All printer manufactures are stuck with the dilemma of supplying cartridges with a printer. If they don’t supply the cartridge the consumer will see how expensive they are and may not purchase the printer. If they supply a full cartridge with the printer it will take too long a time before the consumer purchases another cartridge. However, the profit is in the cartridges, not the printer.

Enter the ‘starter cartridge’, a low capacity cartridge to get the consumer started and back to the store quickly to purchase cartridges. One problem for the consumer is they often replace the old starter cartridge with another starter cartridge. The printer companies love that.

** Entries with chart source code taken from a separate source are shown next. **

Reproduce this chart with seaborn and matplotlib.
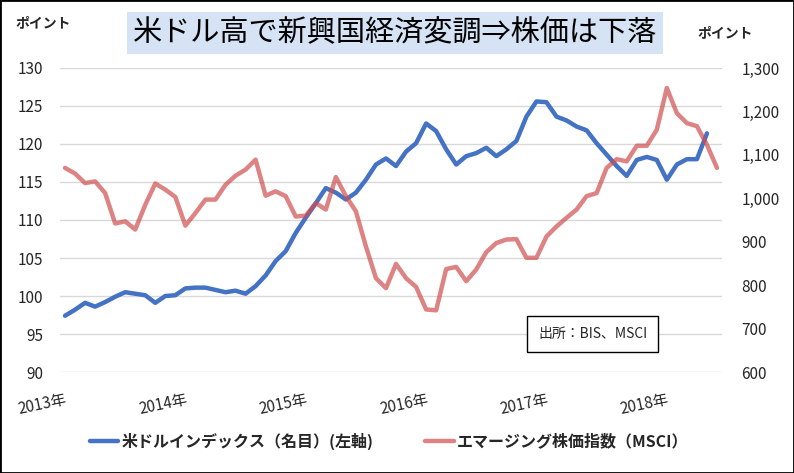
import pandas as pd
import matplotlib.pyplot as plt
import seaborn as sns
from matplotlib.patches import Rectangle

# monthly values 2013-01 .. 2018-06
dollar_index = [97.4, 98.2, 99.1, 98.6, 99.2, 99.9, 100.5, 100.3, 100.1, 99.1,
                100.0, 100.1, 101.0, 101.1, 101.1, 100.8, 100.5, 100.7, 100.3, 101.3,
                102.7, 104.6, 105.9, 108.3, 110.3, 112.2, 114.2, 113.6, 112.7, 113.6,
                115.3, 117.3, 118.1, 117.1, 119.0, 120.1, 122.7, 121.7, 119.3, 117.3,
                118.4, 118.8, 119.5, 118.4, 119.3, 120.4, 123.6, 125.6, 125.5, 123.6,
                123.1, 122.3, 121.8, 120.1, 118.6, 117.1, 115.8, 117.9, 118.3, 117.9,
                115.3, 117.3, 118.0, 118.0, 121.4]
msci_em = [1070, 1057, 1035, 1039, 1012, 942, 947, 928, 985, 1034,
           1020, 1003, 937, 966, 997, 997, 1031, 1052, 1066, 1089,
           1006, 1016, 1005, 958, 960, 989, 974, 1049, 1005, 970,
           889, 816, 793, 849, 816, 796, 744, 742, 837, 842,
           809, 836, 876, 897, 905, 906, 863, 863, 912, 935,
           955, 974, 1005, 1012, 1070, 1090, 1085, 1121, 1121, 1158,
           1254, 1196, 1173, 1166, 1123, 1070]
year_labels = ['2013年', '2014年', '2015年', '2016年', '2017年', '2018年']
left_ticks = [90, 95, 100, 105, 110, 115, 120, 125, 130]
right_ticks = [600, 700, 800, 900, 1000, 1100, 1200, 1300]

blue_df = pd.DataFrame({'month': range(len(dollar_index)), 'value': dollar_index})
red_df = pd.DataFrame({'month': range(len(msci_em)), 'value': msci_em})

sns.set_style('white')
plt.rcParams['font.family'] = ['Noto Sans CJK JP', 'DejaVu Sans']

fig = plt.figure(figsize=(7.94, 4.73), dpi=100)
ax = fig.add_axes([60 / 794, 1 - 372 / 473, 662 / 794, 304 / 473])
ax2 = ax.twinx()

sns.lineplot(data=blue_df, x='month', y='value', ax=ax, color='#4472C4',
             linewidth=3.2, label='米ドルインデックス（名目）(左軸)', legend=False)
sns.lineplot(data=red_df, x='month', y='value', ax=ax2, color='#D04E4E',
             alpha=0.7, linewidth=3.2, label='エマージング株価指数（MSCI）', legend=False)

ax.set_xlim(-0.5, len(msci_em) - 0.5)
ax.set_ylim(90, 130)
ax2.set_ylim(600, 1300)
ax.set_yticks(left_ticks)
ax2.set_yticks(right_ticks)
ax2.set_yticklabels([f'{v:,}' for v in right_ticks])
ax.set_xticks(range(0, 61, 12))
ax.set_xticklabels(year_labels, rotation=12, ha='right', rotation_mode='anchor', fontsize=10.5)
ax.grid(axis='y', color='#D9D9D9', linewidth=1)
ax.set_xlabel('')
ax.set_ylabel('')
ax2.set_ylabel('')
for a in (ax, ax2):
    for s in a.spines.values():
        s.set_visible(False)
    a.tick_params(length=0, labelsize=11, colors='#262626')
ax.tick_params(axis='y', pad=12)
ax.tick_params(axis='x', pad=14)
ax2.tick_params(axis='y', pad=14)
ax.set_zorder(ax2.get_zorder() - 1)
ax.patch.set_visible(True)
ax2.patch.set_visible(False)

fig.text(395 / 794, 1 - 33 / 473, '米ドル高で新興国経済変調⇒株価は下落', ha='center', va='center',
         fontsize=21, color='black',
         bbox=dict(facecolor='#D5E3F4', edgecolor='none', pad=4))
fig.text(15 / 794, 1 - 23 / 473, 'ポイント', ha='left', va='center', fontsize=10, fontweight='bold')
fig.text(697 / 794, 1 - 33 / 473, 'ポイント', ha='left', va='center', fontsize=10, fontweight='bold')

ax2.text(0.722, 0.125, '出所：BIS、MSCI', transform=ax2.transAxes, ha='left', va='center',
         fontsize=10, bbox=dict(facecolor='white', edgecolor='black', linewidth=1,
                                boxstyle='square,pad=0.8'))

handles = ax.get_lines()[:1] + ax2.get_lines()[:1]
fig.legend(handles, [h.get_label() for h in handles], loc='center',
           bbox_to_anchor=(389 / 794, 1 - 441 / 473), ncol=2, frameon=False,
           handlelength=1.8, columnspacing=3.2, handletextpad=0.2,
           prop={'size': 11.5, 'weight': 'bold'})

fig.patches.append(Rectangle((0, 0), 1, 1, transform=fig.transFigure, fill=False,
                             edgecolor='black', linewidth=2))

fig.savefig('out.png', dpi=100)
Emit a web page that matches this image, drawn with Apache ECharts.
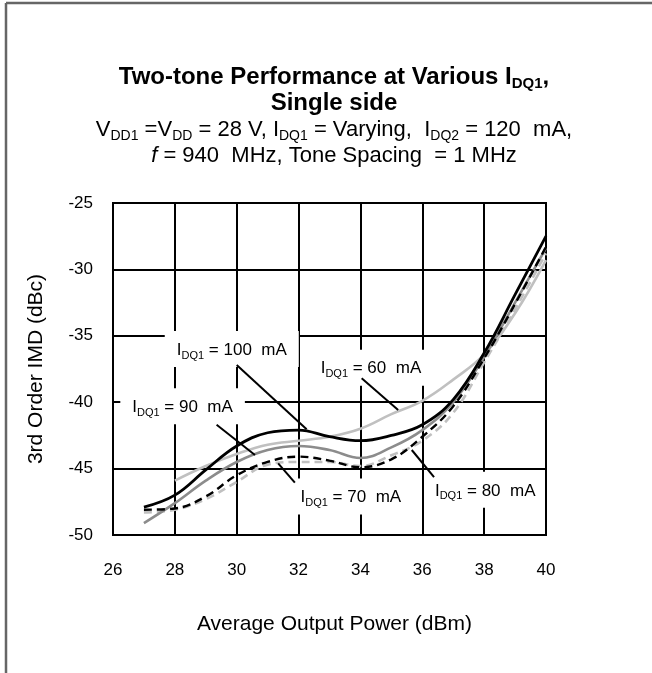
<!DOCTYPE html>
<html>
<head>
<meta charset="utf-8">
<script src="https://cdn.jsdelivr.net/npm/echarts@6/dist/echarts.min.js"></script>
<style>
html,body{margin:0;padding:0;background:#fff;}
#chart{width:652px;height:673px;}
</style>
</head>
<body>
<div id="chart"></div>
<script>
// ---- data ----
const xValues = [27, 28, 29, 30, 31, 32, 33, 34, 35, 36, 37, 38, 39, 40];
const imd60  = [null, -45.9, -44.8, -43.9, -43.2, -42.9, -42.6, -42.0, -40.9, -39.9, -38.3, -36.4, -33.3, -29.3];
const imd70  = [-48.1, -48.0, -47.1, -45.5, -44.5, -44.1, -44.4, -44.9, -44.3, -42.6, -40.3, -36.7, -32.6, -28.3];
const imd80  = [-48.3, -48.1, -47.3, -46.0, -44.7, -44.5, -44.5, -44.8, -44.0, -42.9, -40.8, -37.0, -33.0, -28.8];
const imd90  = [-49.1, -47.6, -45.9, -44.5, -43.6, -43.3, -43.6, -44.2, -43.4, -42.1, -40.0, -36.6, -32.5, -28.4];
const imd100 = [-47.9, -47.0, -45.1, -43.3, -42.3, -42.1, -42.6, -42.9, -42.5, -41.7, -39.8, -36.3, -31.9, -27.5];

const xMin = 26, xMax = 40, xStep = 2;
const yMin = -50, yMax = -25, yStep = 5;

// annotation labels (data coordinates)
const labelCurrents = ['100', '60', '90', '70', '80'];
const labelAnchors = [[29.84, -36.0], [34.34, -37.4], [28.25, -40.3], [33.69, -47.1], [37.97, -46.6]];
const leaderStarts = [[30.0, -37.2], [34.04, -38.2], [29.35, -41.7], [31.88, -46.05], [36.38, -45.65]];
const leaderEnds   = [[32.26, -42.04], [35.22, -40.59], [30.59, -43.97], [31.34, -44.6], [35.66, -43.6]];

const FONT = "'Liberation Sans', Arial, Helvetica, sans-serif";

function pairs(ys) { return xValues.map((x, i) => [x, ys[i]]); }

function lineSeries(name, ys, color, width, type) {
  return {
    name: name, type: 'line', data: pairs(ys), smooth: 0.4, showSymbol: false,
    connectNulls: false,
    lineStyle: { color: color, width: width, type: type },
    itemStyle: { color: color }, z: 3
  };
}

const chart = echarts.init(document.getElementById('chart'));

const labelRich = {
  n: { fontFamily: FONT, fontSize: 17, color: '#000', lineHeight: 22 },
  s: { fontFamily: FONT, fontSize: 11, color: '#000', lineHeight: 11, verticalAlign: 'bottom' }
};

const labelItems = labelAnchors.map((p, i) => (
  i === labelAnchors.length - 1
    ? { value: p, label: { padding: [8, 6, 6, 10] } }
    : { value: p }
));

const option = {
  animation: false,
  backgroundColor: '#fff',
  grid: { left: 113, right: 106, top: 203, bottom: 138, show: true, borderColor: '#000', borderWidth: 2 },
  xAxis: {
    type: 'value', min: xMin, max: xMax, interval: xStep,
    name: 'Average Output Power (dBm)', nameLocation: 'middle', nameGap: 79,
    nameTextStyle: { fontFamily: FONT, fontSize: 21, color: '#000', padding: [0, 0, 0, 10] },
    axisLine: { show: true, lineStyle: { color: '#000', width: 2 } },
    axisTick: { show: false },
    axisLabel: { fontFamily: FONT, fontSize: 17, color: '#000', margin: 27 },
    splitLine: { show: true, lineStyle: { color: '#000', width: 2 } }
  },
  yAxis: {
    type: 'value', min: yMin, max: yMax, interval: yStep,
    name: '3rd Order IMD (dBc)', nameLocation: 'middle', nameGap: 66,
    nameTextStyle: { fontFamily: FONT, fontSize: 21, color: '#000' },
    axisLine: { show: true, lineStyle: { color: '#000', width: 2 } },
    axisTick: { show: false },
    axisLabel: { fontFamily: FONT, fontSize: 17, color: '#000', margin: 20 },
    splitLine: { show: true, lineStyle: { color: '#000', width: 2 } }
  },
  series: [
    lineSeries('60 mA', imd60, '#c0c0c0', 2.6, 'solid'),
    lineSeries('80 mA', imd80, '#c0c0c0', 2.6, [8, 5]),
    lineSeries('90 mA', imd90, '#8c8c8c', 2.6, 'solid'),
    lineSeries('70 mA', imd70, '#000000', 2.4, [8, 5]),
    lineSeries('100 mA', imd100, '#000000', 2.8, 'solid'),
    {
      type: 'scatter', data: labelItems, symbolSize: 1,
      itemStyle: { color: 'rgba(255,255,255,0)', opacity: 1 },
      emphasis: { disabled: true },
      silent: true, z: 4,
      label: {
        show: true, position: 'inside', backgroundColor: '#ffffff', opacity: 1,
        padding: [8, 12, 6, 12], color: '#000',
        formatter: function (p) { return '{n|I}{s|DQ1}{n| = ' + labelCurrents[p.dataIndex] + '  mA}'; },
        rich: labelRich
      }
    },
    {
      type: 'lines', coordinateSystem: 'cartesian2d', silent: true, z: 5,
      lineStyle: { color: '#000', width: 2, opacity: 1 },
      data: leaderStarts.map((s, i) => ({ coords: [s, leaderEnds[i]] }))
    }
  ],
  graphic: [
    { type: 'line', shape: { x1: 6, y1: 3, x2: 652, y2: 3 }, style: { stroke: '#666', lineWidth: 2.5 } },
    { type: 'line', shape: { x1: 6, y1: 3, x2: 6, y2: 673 }, style: { stroke: '#666', lineWidth: 2.5 } },
    {
      type: 'text', x: 334, y: 63,
      style: {
        align: 'center', verticalAlign: 'top',
        text: '{t|Two-tone Performance at Various I}{ts|DQ1}{t|,}',
        rich: {
          t: { fontFamily: FONT, fontSize: 24, fontWeight: 'bold', color: '#000', lineHeight: 28 },
          ts: { fontFamily: FONT, fontSize: 15, fontWeight: 'bold', color: '#000', lineHeight: 15, verticalAlign: 'bottom' }
        }
      }
    },
    {
      type: 'text', x: 334, y: 89,
      style: {
        align: 'center', verticalAlign: 'top',
        text: '{t|Single side}',
        rich: { t: { fontFamily: FONT, fontSize: 24, fontWeight: 'bold', color: '#000', lineHeight: 28 } }
      }
    },
    {
      type: 'text', x: 334, y: 117,
      style: {
        align: 'center', verticalAlign: 'top',
        text: '{n|V}{s|DD1}{n| =V}{s|DD}{n| = 28 V, I}{s|DQ1}{n| = Varying,  I}{s|DQ2}{n| = 120  mA,}',
        rich: {
          n: { fontFamily: FONT, fontSize: 22, color: '#000', lineHeight: 26 },
          s: { fontFamily: FONT, fontSize: 14, color: '#000', lineHeight: 14, verticalAlign: 'bottom' }
        }
      }
    },
    {
      type: 'text', x: 334, y: 143,
      style: {
        align: 'center', verticalAlign: 'top',
        text: '{i|f}{n| = 940  MHz, Tone Spacing  = 1 MHz}',
        rich: {
          n: { fontFamily: FONT, fontSize: 22, color: '#000', lineHeight: 26 },
          i: { fontFamily: FONT, fontSize: 22, fontStyle: 'italic', color: '#000', lineHeight: 26 }
        }
      }
    }
  ]
};

chart.setOption(option);
</script>
</body>
</html>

Typical examples taken from Office Depot’s web for HP include the cartridges for the Laser Jet 4000. The starter 27A rated at 6,000 pages selling for $110.00 or 1.8 cents per page. The 27X is rated at 10,000 pages and sells for $144 or 1.4 cents per page. The Laser Jet 4250 starts with a 42A rated for 10,000 pages selling for $ 167 or 1.7 cents per page. The same printer also takes a 20,000 page 42X costing $248 or 1.2 cents per page.

The cost per page disparity is even more pronounced with the inkjet cartridges. The HP #88 starter cartridge is rated at 820 pages costing $24 or 2.9 cents per page. The full capacity #88XL costs $41 and is rated to print 2350 pages or 1.7 cents per page. That is significant.

The most egregious example is the HP #74 starter cartridge rated at 200 pages costing $15 or a whopping 7.5 cents per page. It can be replaced with the #74XL costing $35 and rated at 750 pages or 4.7 cents per page, which is still not very impressive.

The lesson to all printer purchasers is: “Before buying a printer, check out what the ink will cost”.